In his letter, Johnson said: “An election on 12 December will allow a new parliament and government to be in place by Christmas. If I win a majority in this election, we will then ratify the great new deal that I have negotiated, get Brexit done in January and the country will move on.”
This is a bit of a change-up in two ways. First, Johnson had earlier indicated that he wouldn’t make any strategic plans or offers until after hearing from the EU about the extension. Apparently, he’s as convinced as everyone else that all 27 countries would rather approve the extension and stay out of internal British politics, rather than have one or two help Johnson out with a veto on an extension.
Second, Johnson clearly wanted this EU deal to be a take-it-or-leave-it offer to Parliament, rather than risk losing even more support as the details emerge. That’s pretty much a moot point anyway, now that his former DUP partners are howling over Johnson’s betrayal. DUP deputy leader Nigel Dodds warned that the Tories are risking a loyalist uprising in Northern Ireland as well as fueling the fires of reunification among republicans:
“You are really in danger here of causing real problems with the Belfast agreement [their term for the Good Friday Agreement — Ed], the St Andrew’s agreement, the political institutions and political stability in Northern Ireland by what you are doing to the unionist community,” he told the Brexit secretary, Stephen Barclay, during an hour-long exchange in the House of Commons over the Northern Ireland protocol of the deal. “Please wake up and realise what is happening here,” he said.
Dodds told Barclay to “take seriously” the warnings given by the chief constable of the Police Service of Northern Ireland on the BBC’s Newsnight on Wednesday. Simon Byrne has repeatedly warned of potential sectarian tensions because of Brexit, but the spotlight up until now has largely focused on republican dissidents and groups such as the New IRA, who have been responsible for a number of recent attacks, including a car bomb in Derry and the murder of the journalist Lyra McKee.
“But similarly, from the loyalist community … identity is also important … our concern is also the loyalist community has at times shown it can mobilise quickly, bring large numbers of people on to the streets and engage in public disorder in support of their cause,” Byrne said.

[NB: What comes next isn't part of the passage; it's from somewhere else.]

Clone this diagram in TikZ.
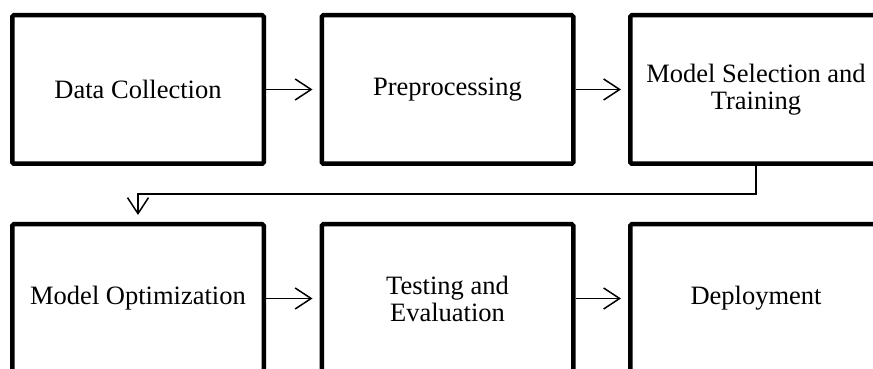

An election could clarify matters, but will Parliament go along? Thus far Labour has been uninclined to pacify Johnson’s demand for an election, but that was in part because Johnson could have used it to create a default no-deal Brexit. If the EU acts as expected, the new government will be in place six weeks before the deadline. That should remove the main objection to elections when the issue got raised first last month.

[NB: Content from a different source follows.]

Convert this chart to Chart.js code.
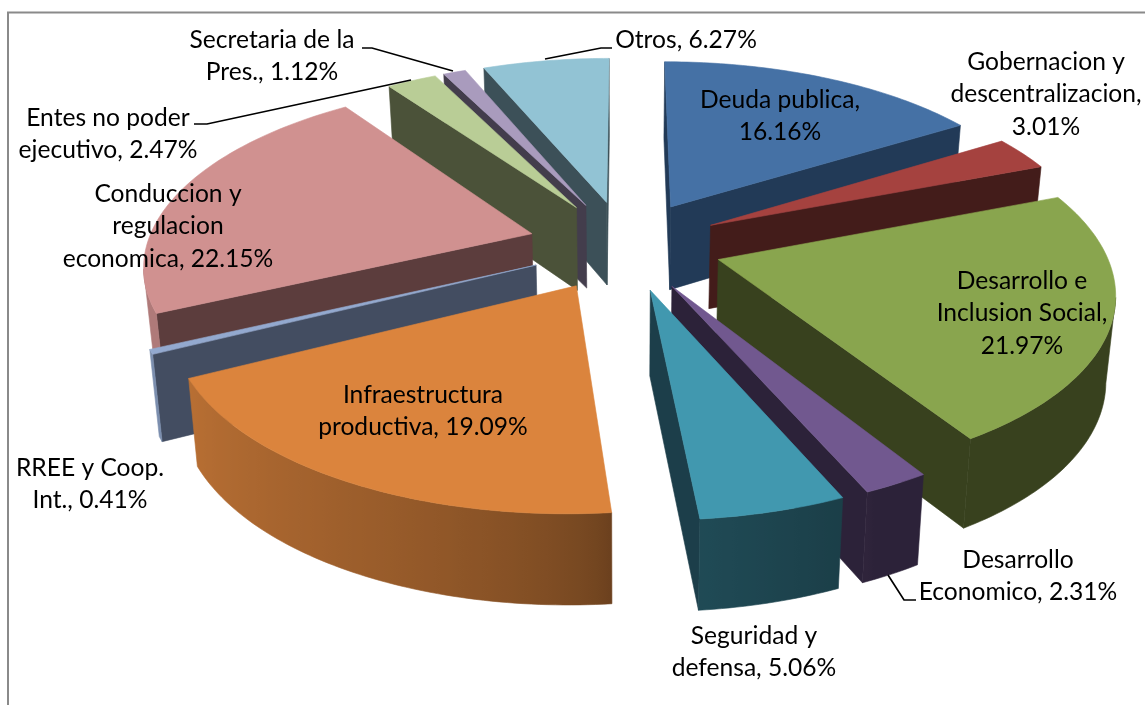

And let’s face it — the UK needs a new general election, and badly. Parliament hasn’t had confidence in its executive in months, and despite Johnson’s claim about the second-reading vote, still hasn’t shown any confidence in this deal. An election will give Johnson an opportunity to run on the basis of this deal or on no deal at all, while Jeremy Corbyn and Labour can run on staying in the EU. If Johnson wins, he’ll have his mandate to implement this bill. If he doesn’t, then Labour can form a government to either hold a new referendum or just walk away from Brexit altogether. Either way, the British electorate will finally get a say after multiple fumbled deals and contradictory promises, and they can elect a Parliament and by extension an executive that more closely reflects their thinking.
Just because it makes sense and it allows the parliamentary system to work as intended doesn’t mean that it will happen. These days, that almost guarantees it won’t, and this isn’t going to be an exception:
Labour appears poised to block Boris Johnson’s offer of a pre-Christmas general election on 12 December by telling MPs to abstain in Monday’s vote.
The party has previously said that it would back an early election when a no-deal Brexit scenario could be firmly ruled out, and has twice rejected attempts by Johnson to go to the polls before 2022.
But Jeremy Corbyn told the BBC he still wants to make sure a no-deal Brexit is taken off the table. It is understood that he will make a final decision on how to instruct MPs once the EU27 have confirmed what extension the UK will be offered. …
Corbyn said: “No deal is a threat that Boris Johnson has been using all along, and indeed it’s included in his legislation that’s before parliament at the moment, the legislation that he’s paused.”
Tune in tomorrow for the next exciting episode of Bor & Jerry’s Excellent Deal Adventure, or Everything I Always Wanted to Know About Sussex But Was Afraid to Ask.